A quick survey of images from states in the upper Midwest reveals how little snow we actually have. But this is what passes for deep winter in the South. There are a couple of inches on the ground, the temperature is below freezing and will dip into the teens come nightfall. And the university is closed! Hence, I decided to make it a real "snow day." You know, a Currier and Ives, Over The River and Through the Woods day, aSnowbound kind of day: “Announced by all the trumpets of the sky, Arrives the snow, and, driving o’er the fields, Seems nowhere to alight:" 

But how, I asked myself, does a snow day play out in the 21st century? It started, I decided, by staying in bed watching the snow outside – reading a physical book, a real book with pages and everything. I meandered through a few chapters and then declared that hot chocolate was the next step, so I slipped out of bed leaving my wife still huddled under the covers. Friends had given me some "sipping chocolate" for Christmas and I meticulously followed the heat, mix and whisk directions printed on the can. The whisking took a long time, and as I whisked I thought about what I would do for the rest of the day.  Doing what I do for a living, teaching about technology and its impact on our lives, my first thought was make it a NO TECHNOLOGY DAY. Cut the cord, get off the computer. I have no logs to split, nor an ax, but you can see where I was leaning.

However, that idea quickly lost its appeal as I again thought about what I would actually do for the rest of the day. I wanted to do some drawing, which I do on a large graphics tablet attached to my laptop. I also draw while listening to music or listening to audio books — which tend to flow through my iPad. The NO TECH day was quickly losing its appeal. Maybe just a little tech? But issues attach to "little tech" as well. The problem was, again, Marley's Chains. I have talked about Marley's Chains in the context of social networks like Facebook, Google+, LinkedIn, etc. Once you "friend" someone, their friends and children and cats and goldfish come streaming onto your computer like the chains that poor Marley drags behind him into Scrooge's parlor. In a broader sense, Marley's Chains threaten us every time we turn on our computer because there, next to Photoshop, lurks your email application with messages that pay no attention to the sanctity of a snow day — buy this, check on that, approve the other one. And, of course they don't wait to be acknowledged — the "helpful apps" push themselves onto your screen. Want to listen to that book while you draw? Go ahead, but doing so puts you on iTunes, which, in addition to playing your book, will prompt you to take a "free" listen to the recent Grammy winners. Like that? Wanna buy it?

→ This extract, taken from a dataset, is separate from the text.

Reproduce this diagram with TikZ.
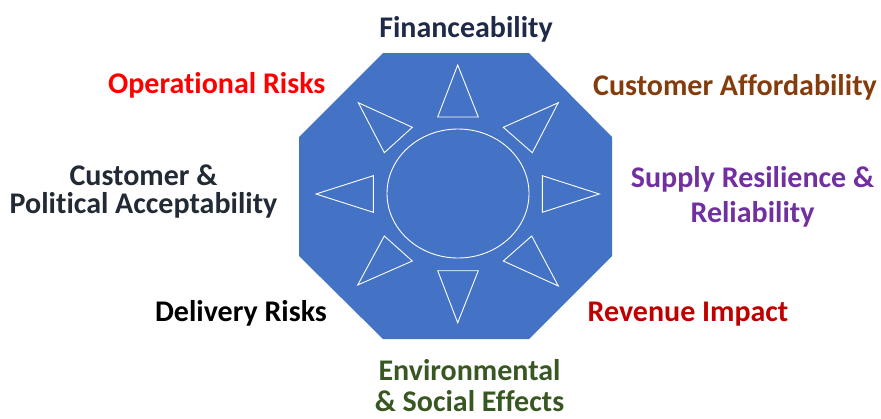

That is when it struck me that the answer was "selective deconvergence." Huh? Let me explain. For a long time now communication scholars have been running on about "convergence culture."  Which means about the same thing as Marley's Chains — activities that used to be utilized as separate tools, separate media, have now "converged" onto single screens. Our books, music and video sources, newspapers, etc., all "live" in the same place, on the same screen.  They pour in like Marley's Chains. At first blush, it seems quite convenient. But there is an insidious side of convergence.  When the tools of creation are tightly intertwined with the avenues of consumption there is an uncomfortable degree of cross-pollination, even pollution. "Like to listen to that book?" Amazon inquires, "Maybe you'll enjoy this." "Bought those markers? Try these."

It will not go away. I doubt we will every untangle the Gordian Knot of the converged Internet, but perhaps we can tame the beast a bit. I am going to try to complete my snow day divorced from the Internet. I will not be able to avoid hearing the Siren songs of bleating emails, pushed news stories, etc. But I will do my best to ignore them. I am going to try to imagine that the world is, for a day, "unconverged." I will use my technology to pass the time more pleasurably, to have my technology do my bidding. But when it tries to drag the Marley's Chains of its commercial inducements across my enjoyment I will simple "click away." It is, after all, a snow day.